KDP功能晶体加工表面微缺陷严重限制了自身的光学性能和激光负载能力，课题针对该晶体加工表面微缺陷诱导激光损伤的演变机制及其对抗激光损伤能力的影响问题，综合表征加工表面裂纹、划痕、凹坑等典型微缺陷的特征参数，探究微缺陷在强激光辐照下的热力学和电磁学作用机制，实现其综合特性表征；建立加工表面微缺陷诱导激光损伤的动力学模型，深入研究微缺陷在应力、温度、电磁、流场等多场耦合作用下引起的激光损伤动力学过程，探索晶体元件强激光损伤和损伤扩展的内在物理机制；揭示基频、二倍频和三倍频重频激光辐照下微缺陷对元件抗激光损伤能力的影响规律，获得对激光损伤最为敏感的缺陷种类和尺寸范围，由此建立用于强激光环境下晶体加工表面微缺陷光伤性能评价的新方法。本课题旨在揭示KDP晶体强激光诱导损伤机理并提升其激光负载能力，课题的研究可为大口径功能晶体元件的超精密加工、激光预处理及精密微修复技术提供理论基础和参数依据。
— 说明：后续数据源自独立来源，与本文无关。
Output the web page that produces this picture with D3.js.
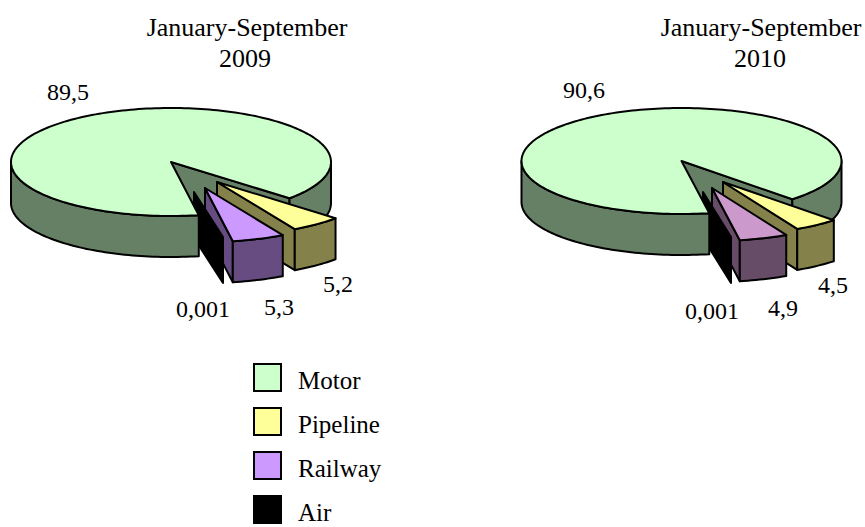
<!DOCTYPE html>
<html>
<head>
<meta charset="utf-8">
<style>
  html, body { margin: 0; padding: 0; background: #fff; }
  svg { display: block; }
  text { font-family: "Liberation Serif", "Times New Roman", serif; font-size: 26px; fill: #000; }
  text.value { font-size: 24px; }
  text.key { font-size: 25px; }
</style>
<script src="https://cdnjs.cloudflare.com/ajax/libs/d3/7.8.5/d3.min.js"></script>
</head>
<body>
<svg id="chart" width="865" height="527"></svg>
<script>
// Freight turnover shares by mode of transport
const categories = ["Motor", "Pipeline", "Railway", "Air"];
const values2009 = [89.5, 5.2, 5.3, 0.001];
const values2010 = [90.6, 4.5, 4.9, 0.001];
const periodTitle = "January-September";
const years = ["2009", "2010"];

const swatchColors = ["#CCFFCC", "#FFFF99", "#CC99FF", "#000000"];

const svg = d3.select("#chart");
const deg = Math.PI / 180;
const depth = 41;
const airDepth = 46;
const outline = 2;

const charts = [
  {
    values: values2009, year: years[0],
    cx: 171, cy: 162, rx: 160, ry: 54,
    top: ["#CCFFCC", "#FFFF99", "#CC99FF", "#000000"],
    side: ["#668066", "#84824A", "#664C80", "#000000"],
    offsets: [[0, 0], [46, 20], [34, 26], [23, 30]],
    airReach: [29, 45],
    titleX: 247, yearX: 245,
    labels: [[68, 100], [338, 292], [279, 315], [203, 317]]
  },
  {
    values: values2010, year: years[1],
    cx: 681.5, cy: 161, rx: 160, ry: 53,
    top: ["#CCFFCC", "#FFFF99", "#CC99CC", "#000000"],
    side: ["#668066", "#84824A", "#664C66", "#000000"],
    offsets: [[0, 0], [41.5, 21], [30.5, 27], [21.5, 31]],
    airReach: [28, 45],
    titleX: 761, yearX: 760,
    labels: [[584, 98], [833, 293], [783, 316], [712, 319]]
  }
];

const pie = d3.pie().sort(null).startAngle(170 * deg).endAngle(530 * deg);
const line = d3.line();

function drawChart(c) {
  const g = svg.append("g");
  const arcs = pie(c.values);

  // Angles run clockwise from the back of the disc, flattened onto an ellipse.
  const project = (a, off, drop = 0, r = 1) => [
    c.cx + off[0] + Math.sin(a) * c.rx * r,
    c.cy + off[1] - Math.cos(a) * c.ry * r + drop
  ];
  const sweep = (a0, a1, off, drop = 0) => {
    const n = Math.max(2, Math.ceil(Math.abs(a1 - a0) / (1.5 * deg)));
    return d3.range(n + 1).map(i => project(a0 + (a1 - a0) * i / n, off, drop));
  };
  const shape = (pts, fill) => g.append("path")
    .attr("d", line(pts) + "Z")
    .attr("fill", fill)
    .attr("stroke", "#000")
    .attr("stroke-width", outline)
    .attr("stroke-linejoin", "round");

  const apex = (off, drop = 0) => project(0, off, drop, 0);

  const top = i => {
    const d = arcs[i], off = c.offsets[i];
    shape([apex(off), ...sweep(d.startAngle, d.endAngle, off)], c.top[i]);
  };
  const cutWall = i => {
    const d = arcs[i], off = c.offsets[i];
    shape([apex(off), project(d.endAngle, off), project(d.endAngle, off, depth), apex(off, depth)], c.side[i]);
  };
  // Outer rim, kept to the given stretch of the circle.
  const rim = (i, lo, hi) => {
    const d = arcs[i], off = c.offsets[i];
    const a0 = Math.max(d.startAngle, lo * deg), a1 = Math.min(d.endAngle, hi * deg);
    if (a1 > a0) shape([...sweep(a0, a1, off), ...sweep(a1, a0, off, depth)], c.side[i]);
  };
  // The air slice is too thin to show a top, so only its sliver of wall is drawn.
  const airWall = () => {
    const [ax, ay] = apex(c.offsets[3]);
    const [dx, dy] = c.airReach;
    shape([[ax, ay], [ax + dx, ay + dy], [ax + dx, ay + dy + airDepth], [ax, ay + airDepth]], c.side[3]);
  };

  cutWall(0);
  rim(0, 450, 630);
  cutWall(1); rim(1, 450, 630); top(1);
  cutWall(2);
  airWall();
  rim(0, 90, 270);
  top(0);
  rim(2, 450, 630); top(2);

  g.append("text").attr("x", c.titleX).attr("y", 36).attr("text-anchor", "middle").text(periodTitle);
  g.append("text").attr("x", c.yearX).attr("y", 67).attr("text-anchor", "middle").text(c.year);

  c.values.forEach((v, i) => {
    g.append("text")
      .attr("class", "value")
      .attr("x", c.labels[i][0]).attr("y", c.labels[i][1])
      .attr("text-anchor", "middle")
      .text(String(v).replace(".", ","));
  });
}

charts.forEach(drawChart);

// Legend
const legendY = d3.scalePoint().domain(categories).range([364, 496]);
const legend = svg.append("g");
categories.forEach((name, i) => {
  legend.append("rect")
    .attr("x", 254).attr("y", legendY(name))
    .attr("width", 27).attr("height", 27)
    .attr("fill", swatchColors[i])
    .attr("stroke", "#000").attr("stroke-width", outline);
  legend.append("text")
    .attr("class", "key")
    .attr("x", 298).attr("y", legendY(name) + 25)
    .text(name);
});
</script>
</body>
</html>
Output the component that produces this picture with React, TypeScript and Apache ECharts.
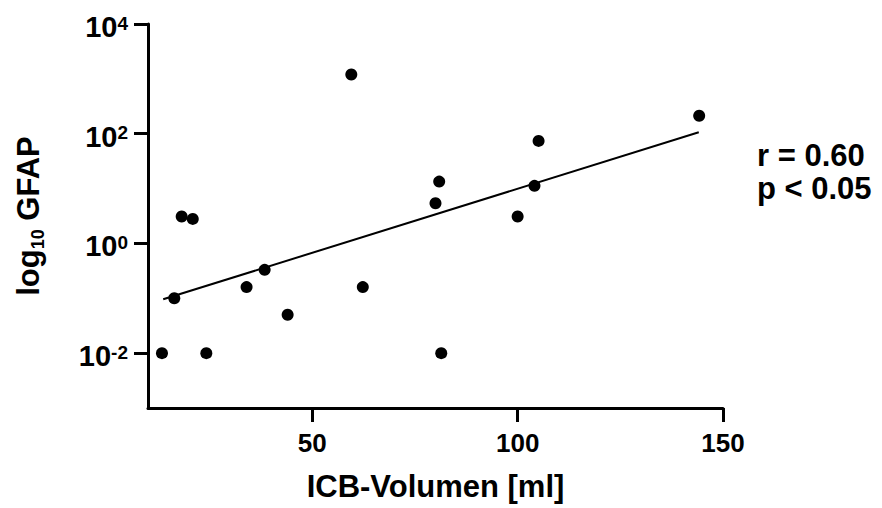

The optical properties and laser load capacity of KDP functional crystal have been badly limited by the machining-induced surface micro-defects. Aiming at the issues of evolution mechanisms of laser damage initiated by micro-defects on KDP surface and their effect on laser damage resistance, this work will be carried out following three aspects shown below. Firstly, the feature parameters of typical micro-defects (e.g., cracks, scratches and dents) are to be tested, and the thermodynamic and electromagnetic mechanisms involving the interaction between micro-defects and intense lasers are to be explored for the characterization of their comprehensive properties. Then, the dynamics model of defect-induced laser damage will be built, and the laser damage dynamic processes are to be intensively investigated with the consideration of multi-physics coupling effects (e.g., stress, temperature, electromagnetic, and flow fields). The underlying physical mechanisms involving the defect-induced laser damage and its growth behavior would be explored as well. Besides, the effect law of surface micro-defects on the laser damage resistance of KDP optics will be revealed, and the size range and category of the most dangerous defect, which is the most susceptible to laser damage would be determined. On basis of this, new methods for effectively evaluating the laser damage performance of micro-defects on machined KDP optical surfaces would be correspondingly developed. This work is strongly motivated not only by exploring the laser damage mechanisms of KDP crystal but also improving its laser load capacity. The anticipated achievements of this project could provide theoretical and parametric basis for the ultra-precision machining, laser preprocessing and precision micro-repairing of large-aperture KDP crystal components.